_EXERCISE_
With pictures left out, extract every line between the start of the records below and the line holding "0.989, 0.990, 0.990, 0.991, 0.991, 0.992, 0.992, 0.993, 0.993]", inclusive.

Figure scripts:
####

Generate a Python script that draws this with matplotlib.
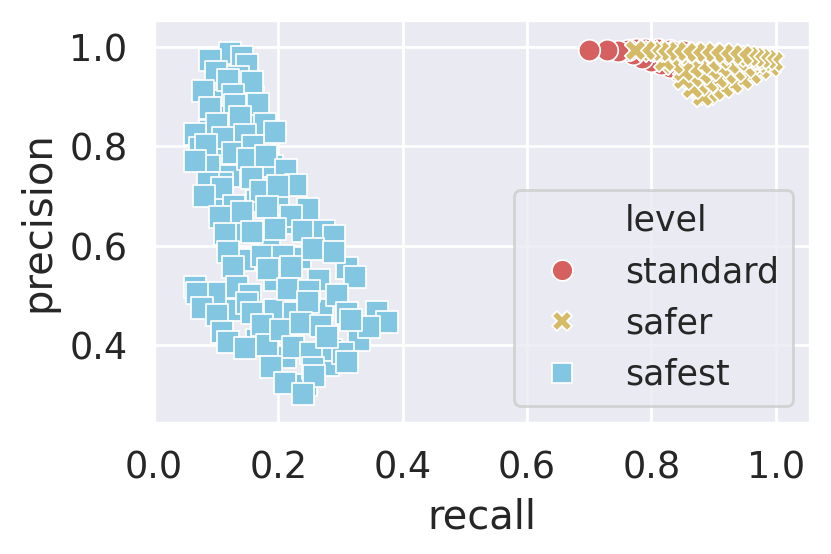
import matplotlib
matplotlib.use("Agg")
import matplotlib.pyplot as plt
from matplotlib.lines import Line2D
import seaborn as sns

# ── data ────────────────────────────────────────────────────────────────────
levels = ["standard", "safer", "safest"]

standard_recall = [0.885, 0.878, 0.873, 0.868, 0.862, 0.855, 0.845, 0.850, 0.830,
                   0.830, 0.815, 0.810, 0.800, 0.790, 0.785, 0.775, 0.770, 0.762,
                   0.747, 0.728, 0.700]
standard_precision = [0.915, 0.912, 0.920, 0.928, 0.936, 0.944, 0.952, 0.992, 0.960,
                      0.994, 0.966, 0.995, 0.972, 0.996, 0.978, 0.995, 0.985, 0.993,
                      0.992, 0.993, 0.993]

safer_recall = [0.990, 0.975, 0.960, 0.945, 0.930, 0.915, 0.900, 0.890, 0.882,
                0.970, 0.950, 0.935, 0.920, 0.905, 0.890, 0.875, 0.865,
                0.940, 0.925, 0.910, 0.895, 0.880, 0.865, 0.850,
                0.910, 0.895, 0.880, 0.865, 0.850, 0.835, 0.820,
                0.995, 0.985, 0.975, 0.965, 0.955, 0.945, 0.930, 0.915, 0.900,
                0.885, 0.870, 0.855, 0.840, 0.825, 0.812, 0.800, 0.790, 0.774]
safer_precision = [0.962, 0.955, 0.945, 0.935, 0.927, 0.920, 0.913, 0.906, 0.902,
                   0.968, 0.960, 0.952, 0.945, 0.937, 0.930, 0.923, 0.917,
                   0.972, 0.966, 0.960, 0.953, 0.946, 0.940, 0.935,
                   0.975, 0.970, 0.965, 0.958, 0.952, 0.965, 0.972,
                   0.972, 0.975, 0.978, 0.980, 0.982, 0.984, 0.986, 0.987, 0.988,
                   0.989, 0.990, 0.990, 0.991, 0.991, 0.992, 0.992, 0.993, 0.993]

safest_recall = [0.105, 0.160, 0.095, 0.120, 0.150, 0.090, 0.170, 0.105, 0.140,
                 0.190, 0.120, 0.095, 0.165, 0.200, 0.230, 0.135, 0.185, 0.260,
                 0.145, 0.235, 0.195, 0.265, 0.310, 0.085, 0.130, 0.195, 0.225,
                 0.270, 0.330, 0.165, 0.210, 0.280, 0.245, 0.285,
                 0.122, 0.141, 0.090, 0.149, 0.100, 0.135, 0.119, 0.157, 0.079, 0.127,
                 0.090, 0.130, 0.168, 0.139, 0.101, 0.178, 0.066, 0.146, 0.194, 0.111,
                 0.074, 0.083, 0.127, 0.160, 0.151, 0.180, 0.088, 0.212, 0.066, 0.157,
                 0.109, 0.229, 0.087, 0.109, 0.172, 0.080, 0.200, 0.181, 0.128, 0.106,
                 0.247, 0.141, 0.220, 0.157, 0.194, 0.239, 0.274, 0.290, 0.114, 0.119,
                 0.173, 0.207, 0.255, 0.290, 0.127, 0.183, 0.221, 0.324, 0.066, 0.133,
                 0.215, 0.250, 0.098, 0.154, 0.069, 0.295, 0.247, 0.077, 0.101, 0.149,
                 0.157, 0.173, 0.109, 0.119, 0.147, 0.181, 0.205, 0.236, 0.269, 0.224,
                 0.253, 0.255, 0.258, 0.188, 0.210, 0.239, 0.311, 0.304, 0.311, 0.359,
                 0.375, 0.346, 0.317, 0.279]
safest_precision = [0.960, 0.900, 0.890, 0.860, 0.840, 0.830, 0.820, 0.780, 0.760,
                    0.760, 0.740, 0.700, 0.690, 0.685, 0.645, 0.630, 0.610, 0.610,
                    0.570, 0.575, 0.530, 0.530, 0.555, 0.490, 0.470, 0.470, 0.465,
                    0.470, 0.410, 0.410, 0.375, 0.360, 0.320, 0.390,
                    0.988, 0.980, 0.973, 0.963, 0.950, 0.940, 0.933, 0.929, 0.912, 0.904,
                    0.876, 0.882, 0.884, 0.858, 0.844, 0.844, 0.825, 0.823, 0.829, 0.817,
                    0.797, 0.803, 0.786, 0.800, 0.774, 0.780, 0.760, 0.752, 0.770, 0.736,
                    0.725, 0.721, 0.725, 0.715, 0.709, 0.700, 0.720, 0.678, 0.680, 0.658,
                    0.674, 0.668, 0.660, 0.628, 0.634, 0.630, 0.630, 0.620, 0.624, 0.587,
                    0.579, 0.579, 0.593, 0.587, 0.557, 0.553, 0.557, 0.536, 0.516, 0.516,
                    0.512, 0.508, 0.505, 0.501, 0.505, 0.501, 0.487, 0.475, 0.461, 0.485,
                    0.465, 0.440, 0.427, 0.406, 0.394, 0.400, 0.431, 0.445, 0.439, 0.396,
                    0.384, 0.353, 0.337, 0.355, 0.323, 0.301, 0.465, 0.384, 0.366, 0.467,
                    0.447, 0.437, 0.451, 0.416]

colors = {"standard": "#d65f5f", "safer": "#d5bb67", "safest": "#82c6e2"}
markers = {"standard": "o", "safer": "X", "safest": "s"}

# ── figure ──────────────────────────────────────────────────────────────────
sns.set_theme(style="darkgrid", font_scale=1.2)
fig = plt.figure(figsize=(831 / 200, 554 / 200), dpi=200)
ax = fig.add_axes([0.1853, 0.2365, 0.7894, 0.7274])

s = 60
lw = 0.08 * s ** 0.5
data = {
    "standard": (standard_recall, standard_precision),
    "safer": (safer_recall, safer_precision),
    "safest": (safest_recall, safest_precision),
}
for lvl in levels:
    xs, ys = data[lvl]
    ax.scatter(xs, ys, s=s, marker=markers[lvl], color=colors[lvl],
               edgecolor="white", linewidth=lw)

ax.set_xlim(0.0, 1.055)
ax.set_ylim(0.243, 1.054)
ax.set_xticks([0.0, 0.2, 0.4, 0.6, 0.8, 1.0])
ax.set_yticks([0.4, 0.6, 0.8, 1.0])
ax.set_xlabel("recall")
ax.set_ylabel("precision")

# legend in the old seaborn style: the hue name is an entry with no handle
handles = [Line2D([], [], linestyle="none", marker="")]
labels = ["level"]
for lvl in levels:
    handles.append(Line2D([], [], linestyle="none", marker=markers[lvl],
                          markersize=7.5, color=colors[lvl],
                          markeredgecolor="white", markeredgewidth=lw))
    labels.append(lvl)
ax.legend(handles, labels, loc="lower right", fontsize=12.5)

fig.savefig("out.png", dpi=200)
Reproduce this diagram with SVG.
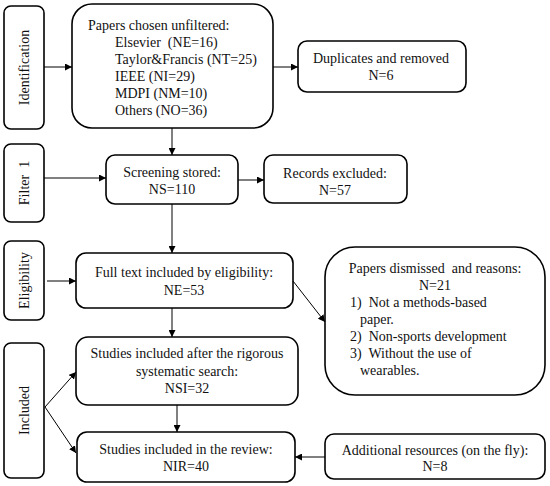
<svg xmlns="http://www.w3.org/2000/svg" width="550" height="486" viewBox="0 0 550 486">
<defs>
<marker id="ah" viewBox="0 0 10 10" refX="10" refY="5" markerWidth="7" markerHeight="7" orient="auto" markerUnits="userSpaceOnUse">
<path d="M0,0 L10,5 L0,10 z" fill="#000"/>
</marker>
<style>
.box{fill:#fff;stroke:#000;stroke-width:1.6}
text{font-family:"Liberation Serif","Times New Roman",serif;font-size:14px;fill:#111;white-space:pre}
.c{text-anchor:middle}
.con line{stroke:#000;stroke-width:1;marker-end:url(#ah)}
</style>
</defs>
<rect width="550" height="486" fill="#fff"/>

<g id="lbl-identification">
<rect class="box" x="4" y="6" width="40" height="123" rx="7"/>
<text class="c" transform="translate(29,67.5) rotate(-90)">Identification</text>
</g>
<g id="lbl-filter1">
<rect class="box" x="4" y="144" width="40" height="78" rx="7"/>
<text class="c" transform="translate(29,183) rotate(-90)">Filter  1</text>
</g>
<g id="lbl-eligibility">
<rect class="box" x="4" y="241" width="40" height="79" rx="7"/>
<text class="c" transform="translate(29,280.5) rotate(-90)">Eligibility</text>
</g>
<g id="lbl-included">
<rect class="box" x="4" y="343" width="40" height="135" rx="7"/>
<text class="c" transform="translate(29,410.5) rotate(-90)">Included</text>
</g>

<g id="n-papers">
<rect class="box" x="72" y="4" width="201" height="124" rx="20"/>
<text x="88" y="30">Papers chosen unfiltered:</text>
<text x="115" y="47">Elsevier  (NE=16)</text>
<text x="115" y="64">Taylor&amp;Francis (NT=25)</text>
<text x="115" y="81">IEEE (NI=29)</text>
<text x="115" y="98">MDPI (NM=10)</text>
<text x="115" y="115">Others (NO=36)</text>
</g>
<g id="n-duplicates">
<rect class="box" x="298" y="41" width="168" height="51" rx="9"/>
<text class="c" x="381" y="63">Duplicates and removed</text>
<text class="c" x="381" y="80">N=6</text>
</g>
<g id="n-screening">
<rect class="box" x="106" y="155" width="132" height="49" rx="9"/>
<text class="c" x="172" y="177">Screening stored:</text>
<text class="c" x="172" y="194">NS=110</text>
</g>
<g id="n-records">
<rect class="box" x="264" y="155" width="143" height="48" rx="9"/>
<text class="c" x="335" y="178">Records excluded:</text>
<text class="c" x="335" y="195">N=57</text>
</g>
<g id="n-fulltext">
<rect class="box" x="76" y="253" width="217" height="55" rx="10"/>
<text class="c" x="184" y="277">Full text included by eligibility:</text>
<text class="c" x="184" y="295">NE=53</text>
</g>
<g id="n-dismissed">
<rect class="box" x="325" y="247" width="220" height="148" rx="30"/>
<text class="c" x="435" y="273">Papers dismissed  and reasons:</text>
<text class="c" x="435" y="290">N=21</text>
<text x="350" y="307">1)  Not a methods-based</text>
<text x="360" y="324">paper.</text>
<text x="350" y="341">2)  Non-sports development</text>
<text x="350" y="358">3)  Without the use of</text>
<text x="360" y="375">wearables.</text>
</g>
<g id="n-studies">
<rect class="box" x="76" y="337" width="222" height="68" rx="12"/>
<text class="c" x="187" y="358">Studies included after the rigorous</text>
<text class="c" x="187" y="376">systematic search:</text>
<text class="c" x="187" y="393">NSI=32</text>
</g>
<g id="n-review">
<rect class="box" x="77" y="432" width="218" height="50" rx="10"/>
<text class="c" x="186" y="454">Studies included in the review:</text>
<text class="c" x="186" y="471">NIR=40</text>
</g>
<g id="n-additional">
<rect class="box" x="325" y="434" width="220" height="45" rx="9"/>
<text class="c" x="435" y="455">Additional resources (on the fly):</text>
<text class="c" x="435" y="471">N=8</text>
</g>

<g id="connectors" class="con">
<line x1="44" y1="67" x2="72" y2="67"/>
<line x1="273" y1="67" x2="298" y2="67"/>
<line x1="172" y1="128" x2="172" y2="155"/>
<line x1="44" y1="178" x2="106" y2="178"/>
<line x1="238" y1="180" x2="264" y2="180"/>
<line x1="172" y1="204" x2="172" y2="253"/>
<line x1="47" y1="281" x2="76" y2="281"/>
<line x1="293" y1="281" x2="325" y2="322"/>
<line x1="172" y1="308" x2="172" y2="337"/>
<line x1="45" y1="407" x2="76" y2="372"/>
<line x1="45" y1="407" x2="76" y2="453"/>
<line x1="177" y1="405" x2="177" y2="432"/>
<line x1="325" y1="457" x2="295" y2="457"/>
</g>
</svg>
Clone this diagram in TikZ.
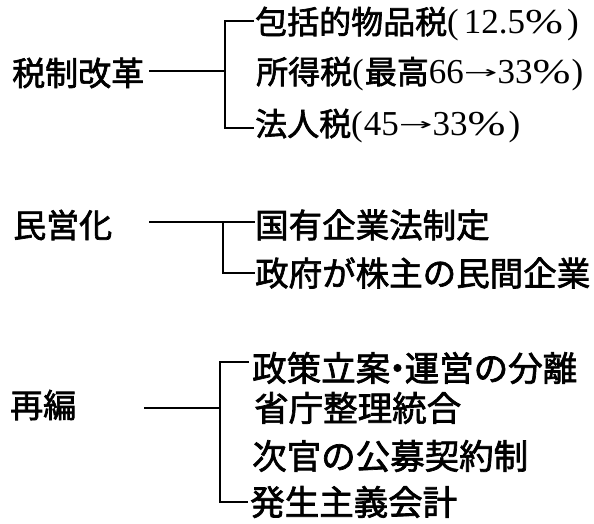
\documentclass[tikz,border=0pt]{standalone}
\usepackage{graphicx}
\usepackage{fontspec}
\newfontfamily\cjk[FakeBold=2]{Noto Sans CJK JP}
\newfontfamily\numf{Liberation Serif}
\newfontfamily\symf{DejaVu Sans}
\newcommand\nm[1]{{\numf\fontsize{35}{40}\selectfont #1}}
\newcommand\arr{\raisebox{5pt}{\scalebox{1.3}[0.55]{\symf\fontsize{31}{38}\selectfont →}}}
\newcommand\pct{\scalebox{1.3}[1]{\%}}
\begin{document}
\begin{tikzpicture}[x=1pt,y=-1pt,
  lbl/.style={anchor=west, inner sep=0pt, font=\cjk\fontsize{33}{38}\selectfont},
  itm/.style={anchor=west, inner sep=0pt, font=\cjk\fontsize{32}{38}\selectfont},
  itmb/.style={anchor=west, inner sep=0pt, font=\cjk\fontsize{33.5}{38}\selectfont},
  itmc/.style={anchor=west, inner sep=0pt, font=\cjk\fontsize{34.5}{38}\selectfont},
  conn/.style={line width=1.6pt, line cap=rect}]
\useasboundingbox (0,0) rectangle (594,523);
% group 1
\node[lbl] (g1) at (12,73) {税制改革};
\node[itm] (t11) at (255,24) {包括的物品税\nm{(\kern5pt 12.5\pct\kern4pt)}};
\node[itm] (t12) at (256,74) {所得税\nm{(\kern1pt}最高\nm{66\arr 33\pct\kern1pt)}};
\node[itm] (t13) at (255,126) {法人税\nm{(\kern1pt 45\arr 33\pct\kern3pt)}};
\coordinate (s1) at (150,71);
\coordinate (j1) at (225,71);
\coordinate (b1t) at (225,21);
\coordinate (b1b) at (225,128);
\draw[conn] (s1) -- (j1);
\draw[conn] ([xshift=-2pt]t11.west |- b1t) -- (b1t) -- (b1b) -- ([xshift=-2pt]t13.west |- b1b);
% group 2
\node[lbl] (g2) at (13,225) {民営化};
\node[itmb] (t21) at (255,225) {国有企業法制定};
\node[itmb] (t22) at (255,273) {政府が株主の民間企業};
\coordinate (s2) at (150,222);
\coordinate (j2) at (223,222);
\coordinate (b2b) at (223,273);
\draw[conn] (s2) -- ([xshift=-1pt]t21.west |- s2);
\draw[conn] (j2) -- (b2b) -- ([xshift=-1pt]t22.west |- b2b);
% group 3
\node[lbl] (g3) at (10,405) {再編};
\node[itmc] (t31) at (252,368) {政策立案\kern-10pt・\kern-10pt 運営の分離};
\node[itmc] (t32) at (254,408) {省庁整理統合};
\node[itmc] (t33) at (252,456) {次官の公募契約制};
\node[itmc] (t34) at (250,502) {発生主義会計};
\coordinate (s3) at (145,408);
\coordinate (j3) at (220,408);
\coordinate (b3t) at (220,362);
\coordinate (b3b) at (220,502);
\draw[conn] (s3) -- (j3);
\draw[conn] ([xshift=-4pt]t31.west |- b3t) -- (b3t) -- (b3b) -- ([xshift=-3pt]t34.west |- b3b);
\end{tikzpicture}
\end{document}
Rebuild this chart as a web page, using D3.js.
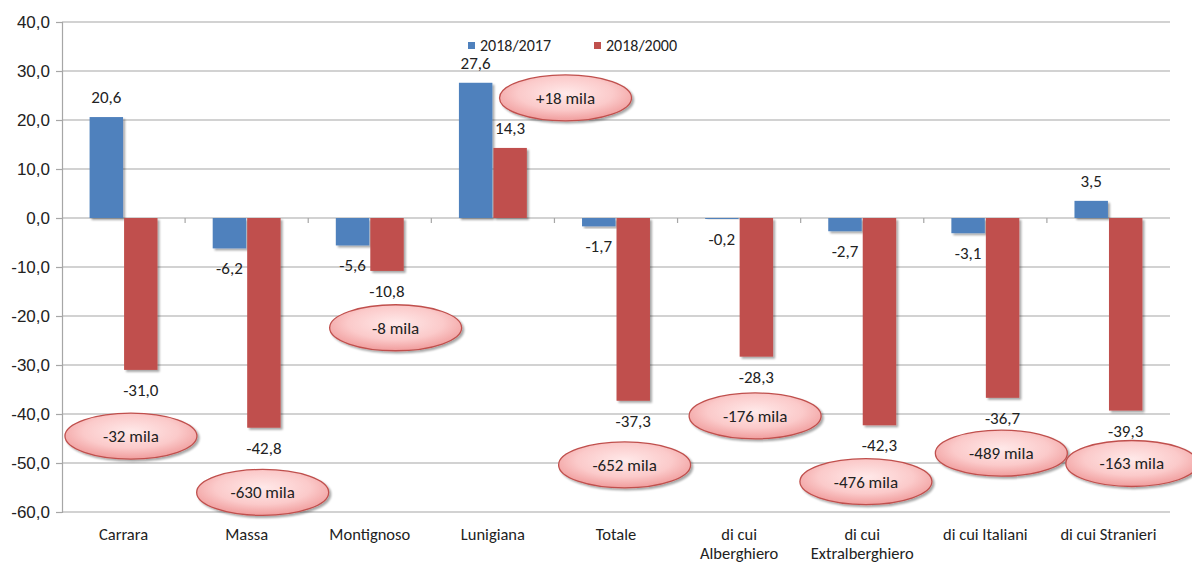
<!DOCTYPE html>
<html>
<head>
<meta charset="utf-8">
<script src="https://cdn.jsdelivr.net/npm/d3@7"></script>
<style>
  html, body { margin: 0; padding: 0; background: #fff; }
  svg { display: block; font-family: Carlito, Calibri, Lato, "Open Sans", sans-serif; }
</style>
</head>
<body>
<svg id="chart" width="1192" height="565"></svg>
<script>
// Variazione presenze turistiche (%)
const categories = ["Carrara", "Massa", "Montignoso", "Lunigiana", "Totale",
  "di cui|Alberghiero", "di cui|Extralberghiero", "di cui Italiani", "di cui Stranieri"];
const series = ["2018/2017", "2018/2000"];
const values2017 = [20.6, -6.2, -5.6, 27.6, -1.7, -0.2, -2.7, -3.1, 3.5];
const values2000 = [-31.0, -42.8, -10.8, 14.3, -37.3, -28.3, -42.3, -36.7, -39.3];
const yTicks = [40, 30, 20, 10, 0, -10, -20, -30, -40, -50, -60];

// Absolute change callouts (text, category, value level, offset within band)
const calloutText = ["-32 mila", "-630 mila", "-8 mila", "+18 mila", "-652 mila",
  "-176 mila", "-476 mila", "-489 mila", "-163 mila"];
const calloutLevel = [-44.5, -56.0, -22.4, 24.5, -50.4, -40.4, -53.8, -48.0, -50.1];
const calloutShift = [0.56, 0.63, 0.71, 1.09, 0.57, 0.63, 0.53, 0.63, 0.69];

const colors = ["#4F81BD", "#C0504D"];
const fmt = v => d3.format(".1f")(v).replace(".", ",").replace("−", "-");
const FS = 17;

const svg = d3.select("#chart");
const margin = { left: 62, right: 22, top: 22, bottom: 53 };
const W = 1192, H = 565;

const x = d3.scaleBand().domain(categories).range([margin.left, W - margin.right]).paddingInner(0).paddingOuter(0);
const y = d3.scaleLinear().domain([-60, 40]).range([H - margin.bottom, margin.top]);
const xs = d3.scaleBand().domain(series).range([0, x.bandwidth()]).paddingInner(0.03).paddingOuter(0.8);

const defs = svg.append("defs");
const shadow = defs.append("filter").attr("id", "shadow").attr("x", "-20%").attr("y", "-20%").attr("width", "150%").attr("height", "150%");
shadow.append("feGaussianBlur").attr("in", "SourceAlpha").attr("stdDeviation", 1.2);
shadow.append("feOffset").attr("dx", 1.5).attr("dy", 1.5).attr("result", "off");
shadow.append("feComponentTransfer").append("feFuncA").attr("type", "linear").attr("slope", 0.35);
const merge = shadow.append("feMerge");
merge.append("feMergeNode");
merge.append("feMergeNode").attr("in", "SourceGraphic");

const grad = defs.append("radialGradient").attr("id", "pink").attr("cx", "50%").attr("cy", "40%").attr("r", "60%");
grad.append("stop").attr("offset", "0%").attr("stop-color", "#FFE9E9");
grad.append("stop").attr("offset", "60%").attr("stop-color", "#FBCACA");
grad.append("stop").attr("offset", "100%").attr("stop-color", "#F09C9C");

// Gridlines
svg.append("g").selectAll("line").data(yTicks).join("line")
  .attr("x1", margin.left).attr("x2", W - margin.right)
  .attr("y1", d => y(d)).attr("y2", d => y(d))
  .attr("stroke", "#A6A6A6").attr("stroke-width", 1.2);

// Y axis
const yAxis = svg.append("g").attr("transform", `translate(${margin.left},0)`)
  .call(d3.axisLeft(y).tickValues(yTicks).tickSize(6).tickPadding(6).tickFormat(fmt));
yAxis.select(".domain").attr("stroke", "#A6A6A6").attr("stroke-width", 1.2);
yAxis.selectAll(".tick line").attr("stroke", "#A6A6A6").attr("stroke-width", 1.2);
yAxis.selectAll("text").attr("font-size", FS).attr("fill", "#222").style("font-family", "inherit");

// Category boundary ticks on the zero line
svg.append("g").selectAll("line").data(categories.slice(1)).join("line")
  .attr("x1", d => x(d)).attr("x2", d => x(d))
  .attr("y1", y(0)).attr("y2", y(0) + 5)
  .attr("stroke", "#A6A6A6").attr("stroke-width", 1.2);

// Bars
const rows = categories.map((c, i) => ({ c, vals: [values2017[i], values2000[i]] }));
const groups = svg.append("g").selectAll("g").data(rows).join("g")
  .attr("transform", d => `translate(${x(d.c)},0)`);

groups.selectAll("rect").data(d => d.vals.map((v, k) => ({ v, k }))).join("rect")
  .attr("x", d => xs(series[d.k]))
  .attr("width", xs.bandwidth())
  .attr("y", d => y(Math.max(0, d.v)))
  .attr("height", d => Math.abs(y(d.v) - y(0)))
  .attr("fill", d => colors[d.k])
  .attr("filter", "url(#shadow)");

// Value labels
groups.selectAll("text.val").data(d => d.vals.map((v, k) => ({ v, k }))).join("text")
  .attr("class", "val")
  .attr("x", d => xs(series[d.k]) + xs.bandwidth() / 2)
  .attr("y", d => d.v >= 0 ? y(d.v) - 14 : y(d.v) + 26)
  .attr("text-anchor", "middle")
  .attr("font-size", FS).attr("fill", "#222")
  .text(d => fmt(d.v));

// Category labels (one text element per line)
const catLines = categories.flatMap(c => c.split("|").map((t, i) => ({ c, t, i })));
svg.append("g").selectAll("text").data(catLines).join("text")
  .attr("x", d => x(d.c) + x.bandwidth() / 2)
  .attr("y", d => 540 + d.i * 19)
  .attr("text-anchor", "middle")
  .attr("font-size", 16.5).attr("fill", "#222")
  .text(d => d.t);

// Legend
const legend = svg.append("g").attr("transform", "translate(468,46)");
const legendStep = [0, 126];
series.forEach((s, k) => {
  const g = legend.append("g").attr("transform", `translate(${legendStep[k]},0)`);
  g.append("rect").attr("x", 0).attr("y", -4).attr("width", 7).attr("height", 7).attr("fill", colors[k]);
  g.append("text").attr("x", 12).attr("y", 5).attr("font-size", 16).attr("fill", "#222").text(s);
});

// Callouts
const callouts = categories.map((c, i) => ({ c, t: calloutText[i], v: calloutLevel[i], s: calloutShift[i] }));
const cg = svg.append("g").selectAll("g").data(callouts).join("g")
  .attr("transform", d => `translate(${x(d.c) + d.s * x.bandwidth()},${y(d.v)})`);
cg.append("ellipse").attr("rx", 66).attr("ry", 23)
  .attr("fill", "url(#pink)").attr("stroke", "#C0504D").attr("stroke-width", 1.3)
  .attr("filter", "url(#shadow)");
cg.append("text").attr("text-anchor", "middle").attr("dy", 6)
  .attr("font-size", FS).attr("fill", "#222").text(d => d.t);
</script>
</body>
</html>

####

_TASK ANSWER_
Generate a Python script that draws this with matplotlib.
import matplotlib
matplotlib.use("Agg")
import matplotlib.pyplot as plt
from matplotlib.lines import Line2D
import seaborn as sns

# ── data ────────────────────────────────────────────────────────────────────
levels = ["standard", "safer", "safest"]

standard_recall = [0.885, 0.878, 0.873, 0.868, 0.862, 0.855, 0.845, 0.850, 0.830,
                   0.830, 0.815, 0.810, 0.800, 0.790, 0.785, 0.775, 0.770, 0.762,
                   0.747, 0.728, 0.700]
standard_precision = [0.915, 0.912, 0.920, 0.928, 0.936, 0.944, 0.952, 0.992, 0.960,
                      0.994, 0.966, 0.995, 0.972, 0.996, 0.978, 0.995, 0.985, 0.993,
                      0.992, 0.993, 0.993]

safer_recall = [0.990, 0.975, 0.960, 0.945, 0.930, 0.915, 0.900, 0.890, 0.882,
                0.970, 0.950, 0.935, 0.920, 0.905, 0.890, 0.875, 0.865,
                0.940, 0.925, 0.910, 0.895, 0.880, 0.865, 0.850,
                0.910, 0.895, 0.880, 0.865, 0.850, 0.835, 0.820,
                0.995, 0.985, 0.975, 0.965, 0.955, 0.945, 0.930, 0.915, 0.900,
                0.885, 0.870, 0.855, 0.840, 0.825, 0.812, 0.800, 0.790, 0.774]
safer_precision = [0.962, 0.955, 0.945, 0.935, 0.927, 0.920, 0.913, 0.906, 0.902,
                   0.968, 0.960, 0.952, 0.945, 0.937, 0.930, 0.923, 0.917,
                   0.972, 0.966, 0.960, 0.953, 0.946, 0.940, 0.935,
                   0.975, 0.970, 0.965, 0.958, 0.952, 0.965, 0.972,
                   0.972, 0.975, 0.978, 0.980, 0.982, 0.984, 0.986, 0.987, 0.988,
                   0.989, 0.990, 0.990, 0.991, 0.991, 0.992, 0.992, 0.993, 0.993]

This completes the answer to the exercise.